Dixon suffered horrendous abuse as a child, according to evidence given at his 2007 Appeal Court hearing. In prison he beat and attempted to gouge the eye of another inmate and pulled a weapon on his own lawyer. He took his own life in prison in 2009.

==Major violent crimes==
Dixon attacked both of his partners, Renee Gunbie and Simonne Butler, with a Samurai sword at Pipiroa on 21 January 2003. Before the sword broke, Gunbie's left hand was completely severed and both of Butler's arms were partially severed. After stealing a vehicle and travelling to Auckland, Dixon fatally shot James Te Aute in Highland Park with a burst of ten bullets from a homemade sub-machine gun. He then took a man hostage and engaged in a standoff with the police. Eleven hours after he started, Dixon surrendered to the New Zealand Police. He used methamphetamine throughout the episode. Renee Gunbie lost her left hand; Simonne Butler's arms were both reattached.

===Trials===
During his trial, Dixon advanced a defence based primarily on insanity. Throughout much of the trial he bore a wild, wide-eyed look and an odd haircut. Photographs of this appearance featured in leading newspapers around the country. At the conclusion of the trial, he was convicted of murder, wounding, kidnapping, shooting at police and aggravated burglary; he was acquitted on five charges of attempted murder. For the murder, he was sentenced to life imprisonment with 20 years' minimum non-parole.

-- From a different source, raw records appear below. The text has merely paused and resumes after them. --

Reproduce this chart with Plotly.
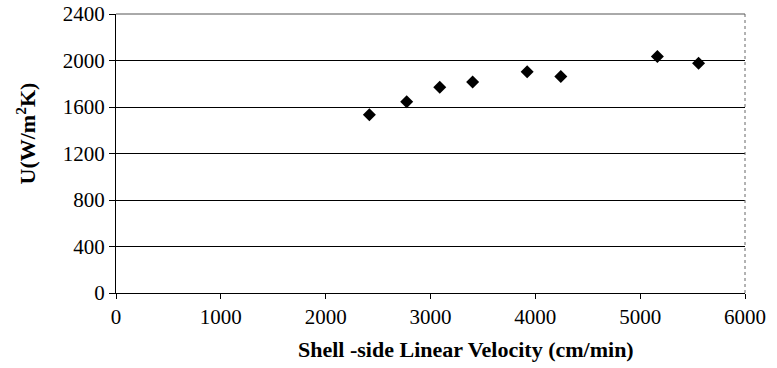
import plotly.graph_objects as go

# Shell-side linear velocity (cm/min) and overall heat transfer coefficient U (W/m²K)
velocity = [2417, 2773, 3088, 3402, 3922, 4243, 5164, 5557]
u_value = [1534, 1646, 1769, 1814, 1903, 1863, 2034, 1977]

x_ticks = [0, 1000, 2000, 3000, 4000, 5000, 6000]
y_ticks = [0, 400, 800, 1200, 1600, 2000, 2400]

serif = "Liberation Serif, Times New Roman, serif"

fig = go.Figure(
    go.Scatter(
        x=velocity,
        y=u_value,
        mode="markers",
        marker=dict(symbol="diamond", size=10, color="black"),
        showlegend=False,
        cliponaxis=False,
    )
)

fig.update_layout(
    width=777,
    height=368,
    margin=dict(l=116, r=32, t=14, b=75, autoexpand=False),
    paper_bgcolor="white",
    plot_bgcolor="white",
    font=dict(family=serif, size=21, color="black"),
    shapes=[
        # plot-area frame on the right and top edges
        dict(type="line", xref="paper", yref="paper", x0=1, x1=1, y0=0, y1=1,
             line=dict(color="#666666", width=1, dash="dot")),
        dict(type="line", xref="paper", yref="paper", x0=0, x1=1, y0=1, y1=1,
             line=dict(color="#555555", width=1)),
    ],
    annotations=[
        dict(text="<b>Shell -side Linear Velocity (cm/min)</b>",
             xref="paper", yref="paper", x=0.556, y=-0.204,
             xanchor="center", yanchor="middle", showarrow=False,
             font=dict(size=22)),
        dict(text="<b>U(W/m<sup>2</sup>K)</b>",
             xref="paper", yref="paper", x=-0.143, y=0.572,
             xanchor="center", yanchor="middle", textangle=-90, showarrow=False,
             font=dict(size=22)),
    ],
)

fig.update_xaxes(
    range=[0, 6000],
    tickvals=x_ticks,
    ticks="outside",
    ticklen=5,
    tickcolor="black",
    showline=True,
    linecolor="black",
    linewidth=1,
    showgrid=False,
    zeroline=False,
    automargin=False,
)

fig.update_yaxes(
    range=[0, 2400],
    tickvals=y_ticks,
    ticks="outside",
    ticklen=6,
    tickcolor="black",
    showline=True,
    linecolor="black",
    linewidth=1,
    showgrid=True,
    gridcolor="black",
    gridwidth=1,
    zeroline=False,
    automargin=False,
)

fig.write_html("out.html")
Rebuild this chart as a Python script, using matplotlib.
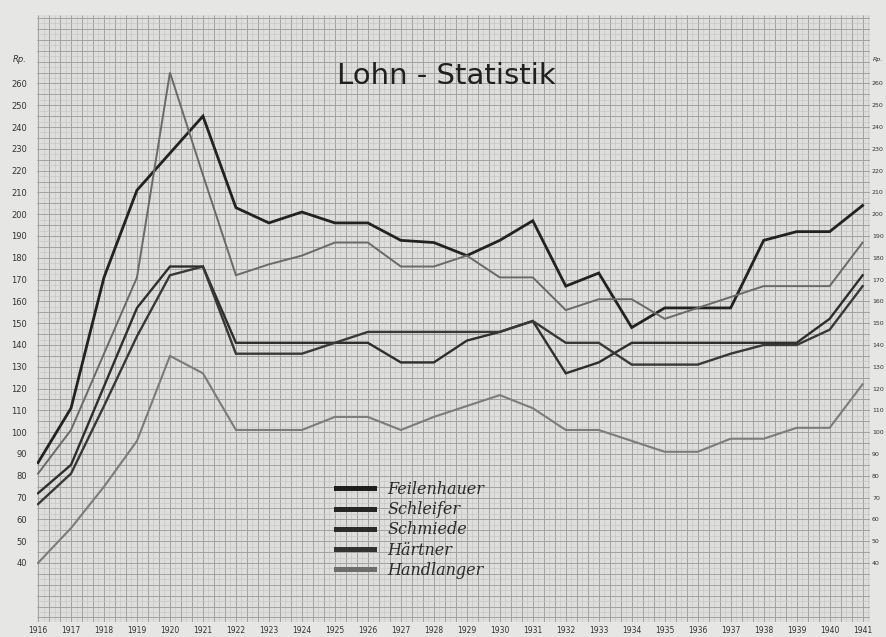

He appealed against his conviction to the Court of Appeal of New Zealand with several arguments. First, it was argued that the trial judge, Judith Potter, did not properly instruct the jury on the law relating to insanity. Second, it was argued that manslaughter should have been available to the jury as an alternative verdict to murder. On 7 September 2007 the Court of Appeal overturned Dixon's convictions and ordered a new trial.

The retrial began in June 2008 and concluded with a second guilty verdict on 30 July 2008. Dixon was remanded in custody pending a sentencing hearing set down for 5 February 2009. Dixon was reported to have made it known that he intended to appeal against the outcome of this second trial as well. A cousin named Andre Joel Wilkie Mail was later jailed for attempting to bribe a juror during Dixon's second trial.

==Death==
Prison staff intervened quickly to subdue Dixon and avoid any injury to his lawyer Barry Hart after Dixon made moves to attack Hart. Corrections Minister Judith Collins was informed of the incident and ordered a full report. She also encouraged Hart to lay a complaint with police. Hart chose not to lay a formal complaint as he felt that his client was suffering from severe mental health issues. On National Radio on the afternoon of 4 February, Hart denied that an attack had happened at all, refusing to speak further about it with the interviewer.

At 10:30 PM on 4 February 2009, the night before his scheduled re-sentencing, Dixon was found dead in his cell at Auckland Prison. It was reported the next morning that he had died of self-inflicted injuries. An inquest confirmed that Dixon's death was self-inflicted.

==Dixon in popular culture==
Due to the nature of the crimes and the prominence of the trial, images of Dixon took root in the public psyche. Some aspects of the crime, such as Gunbie's severed hand giving the bird, or the use of the homemade sub-machine gun and claims of being followed by 747s, were viewed as humorous.

- On the television programme Eating Media Lunch, cast members could be seen wearing T-shirts with an unflattering portrait of Dixon's face printed on them. A shot of Dixon with his notorious facial expressions and haircut also features in the shows opening credits.
- On an episode of Bro'town, Vale Pepelo described "upside-down b" (P is a common slang term for 'Pure' (methamphetamine)) as "that highly addictive drug that makes you cut off peoples hands!" a reference to the Dixon case.
- Deja Voodoo referenced the case in their song "P" with the lyrics "I smoked P and I didn't cut anybody's hands off".
- Craccum, the Auckland University Students' Association magazine, referenced "Antonie Ronnie" (as his name was commonly misspelled) Dixon in issue 9, 2007, saying that Dixon had made his hairstyle "...the most popular haircut in West Auckland since the mullet."
- In August 2008, it came to light that a MySpace page attributed to Dixon had been created with the help of an unknown third-party outside prison.
- The name of indie band Cut Off Your Hands references Dixon's crimes.
- Hip hop artist Cyphanetik referenced Dixon's crimes in the song "Misfits My Bitches" - "Write another diss and I'll find the hands the writ them / chop them motherfuckers straight off like Antonie Dixon".
- In 2011, a television comedy series Hounds renamed a racing greyhound from Lundybainwatson to Lundydixonwatson after David Bain's lawyer, Joe Karam complained to the network, citing bad taste and a possible defamation lawsuit. Writers and producers The Down Low Concept had named the dog after three infamous and controversial New Zealand murder cases due to the original owner of the dog being a high court judge. The name referred to the cases of Mark Lundy, Scott Watson and the recently acquitted David Bain. At the behest of the network the production company re-shot and re-recorded audio in the few scenes where the dog's name was mentioned, the Dixon in the name referring to Antonie Dixon.